START Collected material

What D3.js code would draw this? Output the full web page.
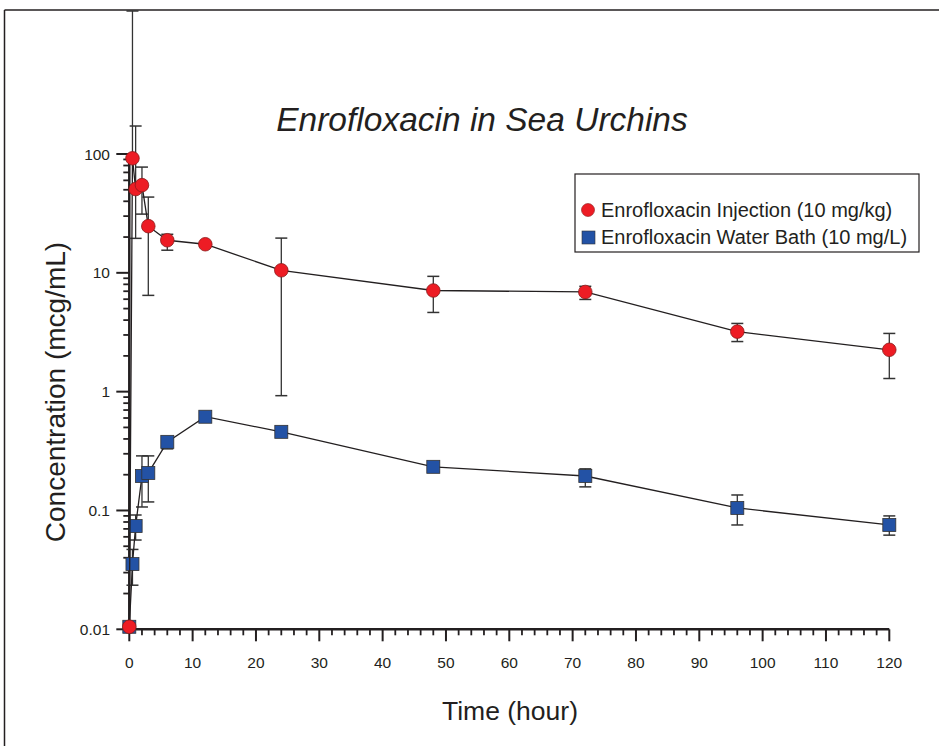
<!DOCTYPE html>
<html><head><meta charset="utf-8">
<script src="https://cdn.jsdelivr.net/npm/d3@7"></script>
<style>body{margin:0;background:#fff}svg{display:block;font-family:"Liberation Sans",Arial,Helvetica,sans-serif}</style>
</head><body><div id="chart"></div>
<script>
// ---- data ----
const injTime  = [0, 0.5, 1, 2, 3, 6, 12, 24, 48, 72, 96, 120];
const injMean  = [0.0105, 92, 50.7, 54.7, 24.7, 18.8, 17.4, 10.5, 7.1, 6.9, 3.2, 2.25];
const injUpper = [null, 1640, 172, 77.6, 43.4, 21.1, null, 19.6, 9.34, 7.7, 3.75, 3.09];
const injLower = [null, null, 19.5, 31.2, 6.46, 15.5, null, 0.925, 4.64, 5.97, 2.64, 1.29];

const bathTime  = [0, 0.5, 1, 2, 3, 6, 12, 24, 48, 72, 96, 120];
const bathMean  = [0.0105, 0.0354, 0.074, 0.195, 0.207, 0.378, 0.615, 0.459, 0.233, 0.195, 0.105, 0.0755];
const bathUpper = [null, 0.047, 0.0916, 0.288, 0.288, 0.41, null, null, 0.255, 0.224, 0.135, 0.09];
const bathLower = [null, 0.0235, 0.0564, 0.107, 0.118, 0.33, null, null, 0.212, 0.158, 0.0755, 0.062];

const xTicks = [0,10,20,30,40,50,60,70,80,90,100,110,120];
const yTicks = [0.01, 0.1, 1, 10, 100];
const yTickLabels = ["0.01", "0.1", "1", "10", "100"];
const seriesNames = ["Enrofloxacin Injection (10 mg/kg)", "Enrofloxacin Water Bath (10 mg/L)"];
const titleText = "Enrofloxacin in Sea Urchins";
const xTitle = "Time (hour)";
const yTitle = "Concentration (mcg/mL)";

// ---- drawing ----
const W = 939, H = 746;
const svg = d3.select("#chart").append("svg").attr("width", W).attr("height", H);
const ink = "#231f20";
const red = "#ed1c24", blue = "#2352a5";

// outer frame
svg.append("line").attr("x1", 4.5).attr("x2", W).attr("y1", 10).attr("y2", 10).attr("stroke", ink).attr("stroke-width", 1.5);
svg.append("line").attr("x1", 4.5).attr("x2", 4.5).attr("y1", 10).attr("y2", H).attr("stroke", ink).attr("stroke-width", 1.5);

const x = d3.scaleLinear().domain([0, 120]).range([129.3, 889.3]);
const y = d3.scaleLog().domain([0.01, 100]).range([629.3, 154]);

// x axis
const gx = svg.append("g");
gx.append("line").attr("x1", x(0)).attr("x2", x(120)).attr("y1", y(0.01)).attr("y2", y(0.01)).attr("stroke", ink).attr("stroke-width", 2.5);
const minorX = d3.range(0, 121, 2).filter(v => v % 10 !== 0);
gx.selectAll(".mx").data(minorX).join("line").attr("x1", d => x(d)).attr("x2", d => x(d))
  .attr("y1", y(0.01)).attr("y2", y(0.01) + 6).attr("stroke", ink).attr("stroke-width", 1.8);
gx.selectAll(".Mx").data(xTicks).join("line").attr("x1", d => x(d)).attr("x2", d => x(d))
  .attr("y1", y(0.01)).attr("y2", y(0.01) + 12).attr("stroke", ink).attr("stroke-width", 2);
gx.selectAll("text").data(xTicks).join("text").attr("x", d => x(d)).attr("y", 668)
  .attr("text-anchor", "middle").attr("font-size", 15.5).attr("fill", ink).text(d => d);

// y axis
const gy = svg.append("g");
gy.append("line").attr("x1", x(0)).attr("x2", x(0)).attr("y1", y(0.01)).attr("y2", y(100)).attr("stroke", ink).attr("stroke-width", 2.5);
const minorY = [];
for (let e = -2; e < 2; e++) for (let m = 2; m <= 9; m++) minorY.push(m * Math.pow(10, e));
gy.selectAll(".my").data(minorY).join("line").attr("x1", x(0) - 6).attr("x2", x(0))
  .attr("y1", d => y(d)).attr("y2", d => y(d)).attr("stroke", ink).attr("stroke-width", 1.8);
gy.selectAll(".My").data(yTicks).join("line").attr("x1", x(0) - 13).attr("x2", x(0))
  .attr("y1", d => y(d)).attr("y2", d => y(d)).attr("stroke", ink).attr("stroke-width", 2);
gy.selectAll("text").data(yTicks).join("text").attr("x", 110).attr("y", d => y(d) + 5.5)
  .attr("text-anchor", "end").attr("font-size", 15.5).attr("fill", ink).text((d, i) => yTickLabels[i]);

// titles
svg.append("text").attr("x", 482).attr("y", 131).attr("text-anchor", "middle")
  .attr("font-size", 33.5).attr("font-style", "italic").attr("fill", ink).text(titleText);
svg.append("text").attr("x", 510).attr("y", 720).attr("text-anchor", "middle")
  .attr("font-size", 26.5).attr("fill", ink).text(xTitle);
svg.append("text").attr("transform", "translate(65,392) rotate(-90)").attr("text-anchor", "middle")
  .attr("font-size", 28).attr("fill", ink).text(yTitle);

const yTop = 11;
function drawSeries(times, mean, upper, lower, color, shape) {
  const g = svg.append("g");
  const pts = times.map((t, i) => ({t, m: mean[i], u: upper[i], l: lower[i]}));
  // error bars
  const cap = 6;
  pts.forEach(p => {
    const cx = x(p.t), cy = y(p.m);
    if (p.u != null) {
      const yu = Math.max(yTop, y(p.u));
      g.append("line").attr("x1", cx).attr("x2", cx).attr("y1", cy).attr("y2", yu).attr("stroke", "#333").attr("stroke-width", 1.3);
      g.append("line").attr("x1", cx - cap).attr("x2", cx + cap).attr("y1", yu).attr("y2", yu).attr("stroke", "#333").attr("stroke-width", 1.5);
    }
    if (p.l != null) {
      const yl = y(p.l);
      g.append("line").attr("x1", cx).attr("x2", cx).attr("y1", cy).attr("y2", yl).attr("stroke", "#333").attr("stroke-width", 1.3);
      g.append("line").attr("x1", cx - cap).attr("x2", cx + cap).attr("y1", yl).attr("y2", yl).attr("stroke", "#333").attr("stroke-width", 1.5);
    }
  });
  // line
  g.append("path").datum(pts).attr("fill", "none").attr("stroke", ink).attr("stroke-width", 1.3)
    .attr("d", d3.line().x(d => x(d.t)).y(d => y(d.m)));
  // markers
  if (shape === "circle") {
    g.selectAll("circle").data(pts).join("circle").attr("cx", d => x(d.t)).attr("cy", d => y(d.m))
      .attr("r", 6.8).attr("fill", color).attr("stroke", "#8a1a1a").attr("stroke-width", 0.8);
  } else {
    const s = 13;
    g.selectAll("rect").data(pts).join("rect").attr("x", d => x(d.t) - s / 2).attr("y", d => y(d.m) - s / 2)
      .attr("width", s).attr("height", s).attr("fill", color).attr("stroke", "#333").attr("stroke-width", 0.8);
  }
}
drawSeries(bathTime, bathMean, bathUpper, bathLower, blue, "square");
drawSeries(injTime, injMean, injUpper, injLower, red, "circle");

// legend
const lg = svg.append("g");
lg.append("rect").attr("x", 575).attr("y", 174).attr("width", 344).attr("height", 78)
  .attr("fill", "#fff").attr("stroke", ink).attr("stroke-width", 1.2);
lg.append("circle").attr("cx", 588).attr("cy", 210).attr("r", 6.5).attr("fill", red).attr("stroke", "#8a1a1a").attr("stroke-width", 0.6);
lg.append("rect").attr("x", 582).attr("y", 231).attr("width", 13).attr("height", 13).attr("fill", blue).attr("stroke", "#333").attr("stroke-width", 0.6);
lg.append("text").attr("x", 601).attr("y", 216.5).attr("font-size", 20).attr("fill", ink).text(seriesNames[0]);
lg.append("text").attr("x", 601).attr("y", 244).attr("font-size", 20).attr("fill", ink).text(seriesNames[1]);
</script></body></html>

END Collected material

→ **Goal**:
Please reproduce the listing exactly from its opening line through the line that contains "0.158, 0.0755, 0.062];", both included, with all pictures omitted.

→ **Written answer**:
What D3.js code would draw this? Output the full web page.
<!DOCTYPE html>
<html><head><meta charset="utf-8">
<script src="https://cdn.jsdelivr.net/npm/d3@7"></script>
<style>body{margin:0;background:#fff}svg{display:block;font-family:"Liberation Sans",Arial,Helvetica,sans-serif}</style>
</head><body><div id="chart"></div>
<script>
// ---- data ----
const injTime  = [0, 0.5, 1, 2, 3, 6, 12, 24, 48, 72, 96, 120];
const injMean  = [0.0105, 92, 50.7, 54.7, 24.7, 18.8, 17.4, 10.5, 7.1, 6.9, 3.2, 2.25];
const injUpper = [null, 1640, 172, 77.6, 43.4, 21.1, null, 19.6, 9.34, 7.7, 3.75, 3.09];
const injLower = [null, null, 19.5, 31.2, 6.46, 15.5, null, 0.925, 4.64, 5.97, 2.64, 1.29];

const bathTime  = [0, 0.5, 1, 2, 3, 6, 12, 24, 48, 72, 96, 120];
const bathMean  = [0.0105, 0.0354, 0.074, 0.195, 0.207, 0.378, 0.615, 0.459, 0.233, 0.195, 0.105, 0.0755];
const bathUpper = [null, 0.047, 0.0916, 0.288, 0.288, 0.41, null, null, 0.255, 0.224, 0.135, 0.09];
const bathLower = [null, 0.0235, 0.0564, 0.107, 0.118, 0.33, null, null, 0.212, 0.158, 0.0755, 0.062];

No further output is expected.